Personally, I've found that pushing my trading over to the consistently profitable side wasn't changing setups or finding more ways to trade different ways; rather, put in risk management rules that shut off the bad days/markets and keep me going in the good ones. IMO that's more powerful than constructing the trading plan. I honestly believe that just about any trading plan out there could make money if a good risk management policy was in place - whether that be take 1 trade and done, trade all day, only trade the AM session, etc. etc.

 

I don't think of this talk as taboo or anything, quite the contrary actually... so much emphasis is placed on trade entries and exits, very little is discussed on ways to manage your risk and drawdowns. So much is placed on finding the perfect entry or exit and very little discussions about entering on a simple pattern and then using risk management techniques to maximize the gains and minimize the losses.

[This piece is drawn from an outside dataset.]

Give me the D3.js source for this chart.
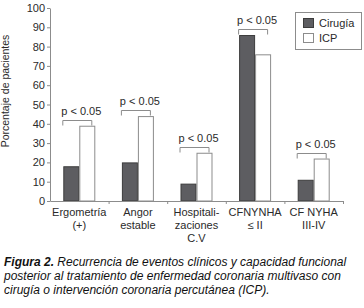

In theory if one could find the right combo, you could apply it all over the place in a variety markets cranking out profits. One day that's where I hope to be at least... turn on the ATM and watch it print money. ;)

 

Well done and keep us posted. If you want to talk in further depth and would prefer it off the forum, feel free to PM me. I know there's a fine line between wanting help and offering help on a free forum vs. keeping the money makers to yourself.